Good news for the economy, not-so-great news for BMW and Mercedes-Benz factory workers who had travel plans over the holiday season. In order to meet the growing demand for new models, these two automakers have decided to shorten Christmas breaks this year.

This shortened vacation policy applies to BMW’s German plants in Dingolfing and Leipzig, as well as Mercedes-Benz’ Hamburg factory. The BMW factory is where the recently overhauled 5-Series and the X1 are made, and the Mercedes plant supplies parts to vehicles including the Mercedes E- and S-Class sedans.

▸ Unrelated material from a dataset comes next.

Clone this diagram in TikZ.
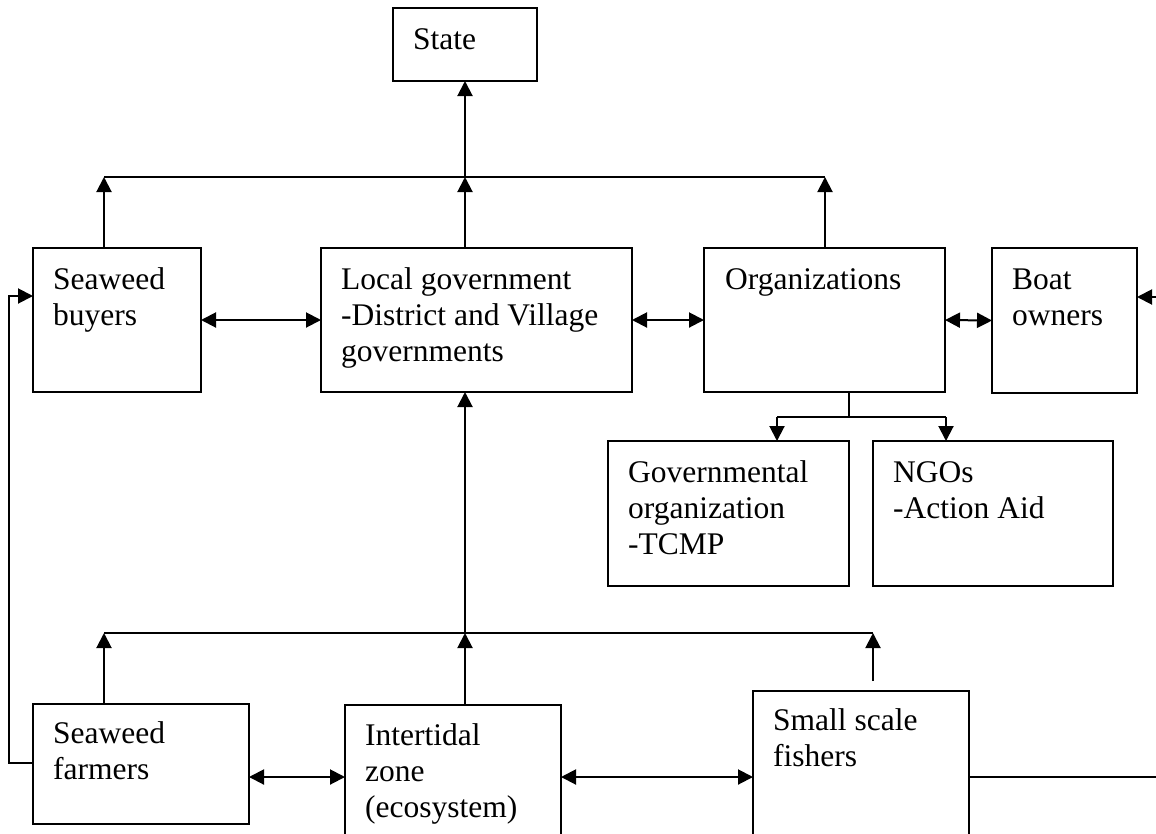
\documentclass[tikz,border=0pt]{standalone}
\usepackage{fontspec}
\setmainfont{Liberation Serif}
\usetikzlibrary{arrows.meta,calc}
\newcommand\boxtext[1]{\parbox[t]{400pt}{\raggedright #1}}
\begin{document}
\begin{tikzpicture}[x=1pt,y=-1pt,
  box/.style={draw, line width=2pt, inner sep=0pt, outer sep=0pt, anchor=north west},
  lbl/.style={anchor=base west, inner sep=0pt, font=\fontsize{31.5}{36}\selectfont},
  link/.style={line width=2pt},
  arr/.style={line width=2pt, -{Triangle[length=15pt,width=15pt]}},
  dbl/.style={line width=2pt, {Triangle[length=15pt,width=15pt]}-{Triangle[length=15pt,width=15pt]}}]
\useasboundingbox (0,0) rectangle (1156,833);
\clip (0,0) rectangle (1156,833);

% boxes
\node[box, minimum width=144pt, minimum height=73pt]  (state)   at (393,8)   {};
\node[box, minimum width=168pt, minimum height=144pt] (buyers)  at (33,248)  {};
\node[box, minimum width=311pt, minimum height=144pt] (lg)      at (321,248) {};
\node[box, minimum width=241pt, minimum height=144pt] (org)     at (704,248) {};
\node[box, minimum width=145pt, minimum height=145pt] (boat)    at (992,248) {};
\node[box, minimum width=241pt, minimum height=145pt] (gov)     at (608,441) {};
\node[box, minimum width=240pt, minimum height=145pt] (ngo)     at (873,441) {};
\node[box, minimum width=216pt, minimum height=120pt] (farmers) at (33,704)  {};
\node[box, minimum width=216pt, minimum height=240pt] (tidal)   at (345,705) {};
\node[box, minimum width=216pt, minimum height=240pt] (fish)    at (753,691) {};

% box texts
\node[lbl] (state-t)   at ($(state.north west)+(20,41)$)   {\boxtext{State}};
\node[lbl] (buyers-t)  at ($(buyers.north west)+(20,41)$)  {\boxtext{Seaweed\\buyers}};
\node[lbl] (lg-t)      at ($(lg.north west)+(20,41)$)      {\boxtext{Local government\\-District and Village\\governments}};
\node[lbl] (org-t)     at ($(org.north west)+(21,41)$)     {\boxtext{Organizations}};
\node[lbl] (boat-t)    at ($(boat.north west)+(20,41)$)    {\boxtext{Boat\\owners}};
\node[lbl] (gov-t)     at ($(gov.north west)+(20,41)$)     {\boxtext{Governmental\\organization\\-TCMP}};
\node[lbl] (ngo-t)     at ($(ngo.north west)+(20,41)$)     {\boxtext{NGOs\\-Action Aid}};
\node[lbl] (farmers-t) at ($(farmers.north west)+(20,39)$) {\boxtext{Seaweed\\farmers}};
\node[lbl] (tidal-t)   at ($(tidal.north west)+(20,40)$)   {\boxtext{Intertidal\\zone\\(ecosystem)}};
\node[lbl] (fish-t)    at ($(fish.north west)+(20,39)$)    {\boxtext{Small scale\\fishers}};

% upper bar towards the State
\coordinate (tl) at (104,177);
\coordinate (tm) at (465,177);
\coordinate (tr) at (825,177);
\draw[link] (tl) -- (tr);
\draw[arr] (tm) -- (tm |- state.south);
\draw[arr] (tl |- buyers.north) -- (tl);
\draw[arr] (tm |- lg.north) -- (tm);
\draw[arr] (tr |- org.north) -- (tr);

% middle row links
\draw[dbl] (buyers.east) -- (lg.west);
\draw[dbl] (lg.east) -- (org.west);
\draw[dbl] (org.east) -- (boat.west);
\coordinate (boat-in) at (1160,297);
\draw[arr] (boat-in) -- (boat-in -| boat.east);

% farmers back to buyers
\coordinate (loop) at (9,763);
\draw[arr] (farmers.west |- loop) -- (loop) |- ($(buyers.west)+(0,-24)$);

% organizations split
\coordinate (split) at (849,417);
\coordinate (sl) at (777,417);
\coordinate (sr) at (946,417);
\draw[link] (split |- org.south) -- (split);
\draw[link] (sl) -- (sr);
\draw[arr] (sl) -- (sl |- gov.north);
\draw[arr] (sr) -- (sr |- ngo.north);

% lower bar towards local government
\coordinate (bl) at (104,633);
\coordinate (bm) at (465,633);
\coordinate (br) at (873,633);
\coordinate (fish-up) at (873,681);
\draw[link] (bl) -- (br);
\draw[arr] (bm) -- (bm |- lg.south);
\draw[arr] (bl |- farmers.north) -- (bl);
\draw[arr] (bm |- tidal.north) -- (bm);
\draw[arr] (fish-up) -- (br);

% bottom row links
\coordinate (row) at (0,777);
\coordinate (fish-out) at (1160,777);
\draw[dbl] (farmers.east |- row) -- (tidal.west |- row);
\draw[dbl] (tidal.east |- row) -- (fish.west |- row);
\draw[link] (fish.east |- fish-out) -- (fish-out);
\end{tikzpicture}
\end{document}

While workers might be grumbling about there shortened holidays, this is great news for the automakers and the economy. It shows that luxury-vehicle demand is back – in fact, BMW and Mercedes each target sales growth of more than 10 percent this year. Business is also booming for Audi as well (the luxury unit of Volkswagen AG), as they have plans to add shifts next month to address a record number of orders.

As for sales, BMW increased sales worldwide by 13 percent to 1.19 million vehicles through October (this includes Mini and Rolls-Royce models, which the company manufactures), while deliveries of Mercedes and the Smart city car rose 12 percent to 1.04 million.

It’s nice to get some good news about the economy for a change, and the experts remain optimistic as well. “This is the first strong signal that the boom over the last few months can continue into next year,” said Juergen Pieper, a Frankfurt-based analyst with Bankhaus Metzler.